▶ **Problem**: From the listing below, pick out each line with the word "this".

▶ **Data listing**:
------------------------------------------------

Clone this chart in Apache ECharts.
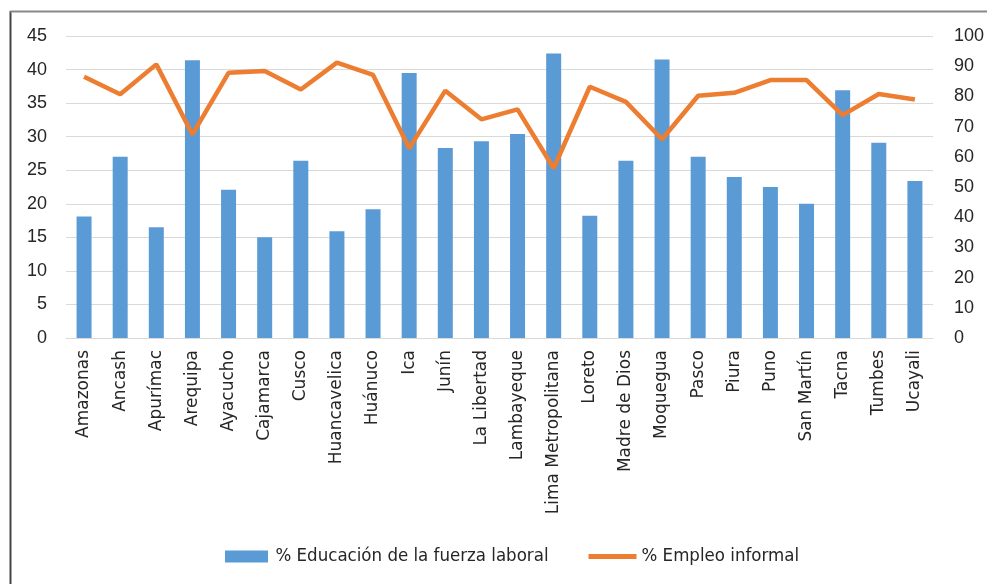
<!DOCTYPE html>
<html>
<head>
<meta charset="utf-8">
<script src="https://cdn.jsdelivr.net/npm/echarts@6/dist/echarts.min.js"></script>
<style>
  html, body { margin: 0; padding: 0; background: #fff; }
  #chart { width: 987px; height: 584px; }
</style>
</head>
<body>
<div id="chart"></div>
<script>
// regiones
const regiones = [
  'Amazonas', 'Ancash', 'Apurímac', 'Arequipa', 'Ayacucho', 'Cajamarca',
  'Cusco', 'Huancavelica', 'Huánuco', 'Ica', 'Junín', 'La Libertad',
  'Lambayeque', 'Lima Metropolitana', 'Loreto', 'Madre de Dios', 'Moquegua',
  'Pasco', 'Piura', 'Puno', 'San Martín', 'Tacna', 'Tumbes', 'Ucayali'
];
// % Educación de la fuerza laboral (eje izquierdo)
const educacion = [
  18.1, 27.0, 16.5, 41.4, 22.1, 15.0, 26.4, 15.9, 19.2, 39.5, 28.3, 29.3,
  30.4, 42.4, 18.2, 26.4, 41.5, 27.0, 24.0, 22.5, 20.0, 36.9, 29.1, 23.4
];
// % Empleo informal (eje derecho)
const informal = [
  86.5, 80.7, 90.6, 67.4, 87.8, 88.4, 82.3, 91.2, 87.1, 62.8, 81.9, 72.4,
  75.7, 56.2, 83.2, 78.2, 65.8, 80.2, 81.2, 85.4, 85.4, 73.8, 80.8, 79.0
];

const numFont = 'Liberation Sans, sans-serif';
const catFont = 'DejaVu Sans, sans-serif';
const legFont = '"DejaVu Sans Condensed", "Liberation Sans", sans-serif';
const txt = '#262626';

const chart = echarts.init(document.getElementById('chart'));
chart.setOption({
  animation: false,
  backgroundColor: '#fff',
  graphic: [
    { type: 'line', shape: { x1: 10.5, y1: 11, x2: 10.5, y2: 584 }, style: { stroke: '#444', lineWidth: 2 } },
    { type: 'line', shape: { x1: 10, y1: 11.5, x2: 987, y2: 11.5 }, style: { stroke: '#888', lineWidth: 2 } }
  ],
  grid: { left: 66, right: 54, top: 36, bottom: 246 },
  legend: {
    bottom: 13,
    left: 220,
    itemGap: 40,
    itemWidth: 48,
    itemHeight: 12,
    textStyle: { color: txt, fontSize: 18.5, fontFamily: legFont },
    data: [
      { name: '% Educación de la fuerza laboral', icon: 'path://M0,0 L43,0 L43,12 L0,12 Z' },
      { name: '% Empleo informal', icon: 'path://M0,0 L48,0 L48,5 L0,5 Z' }
    ]
  },
  xAxis: {
    type: 'category',
    data: regiones,
    axisLine: { lineStyle: { color: '#d9d9d9' } },
    axisTick: { show: false },
    axisLabel: { rotate: 90, interval: 0, color: txt, fontSize: 17, fontFamily: catFont, margin: 12 }
  },
  yAxis: [
    {
      type: 'value', min: 0, max: 45, interval: 5,
      axisLine: { show: false }, axisTick: { show: false },
      axisLabel: { color: txt, fontSize: 18, fontFamily: numFont, margin: 19 },
      splitLine: { lineStyle: { color: '#d9d9d9' } }
    },
    {
      type: 'value', min: 0, max: 100, interval: 10,
      axisLine: { show: false }, axisTick: { show: false },
      axisLabel: { color: txt, fontSize: 18, fontFamily: numFont, margin: 21, align: 'left' },
      splitLine: { show: false }
    }
  ],
  series: [
    {
      name: '% Educación de la fuerza laboral',
      type: 'bar',
      data: educacion,
      barWidth: 15,
      itemStyle: { color: '#5B9BD5' }
    },
    {
      name: '% Empleo informal',
      type: 'line',
      yAxisIndex: 1,
      data: informal,
      symbol: 'none',
      lineStyle: { color: '#ED7D31', width: 4.5 },
      itemStyle: { color: '#ED7D31' }
    }
  ]
});
</script>
</body>
</html>
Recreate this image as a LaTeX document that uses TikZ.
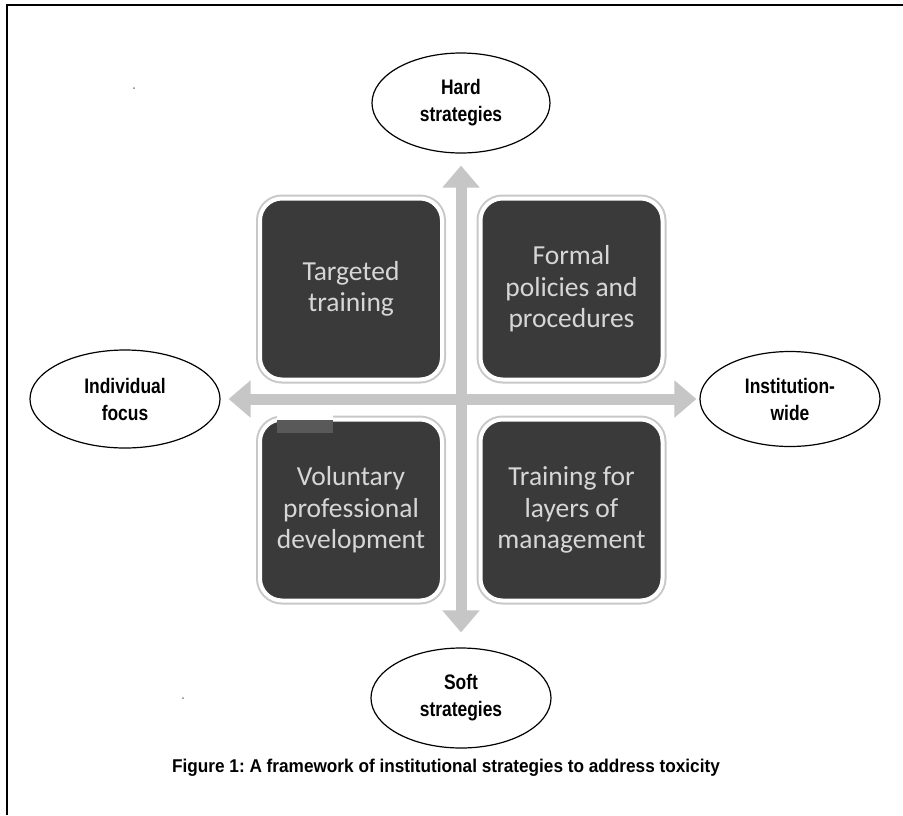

------------------------------------------------

▶ **Result of the task**:
Clone this chart in Apache ECharts.
Recreate this image as a LaTeX document that uses TikZ.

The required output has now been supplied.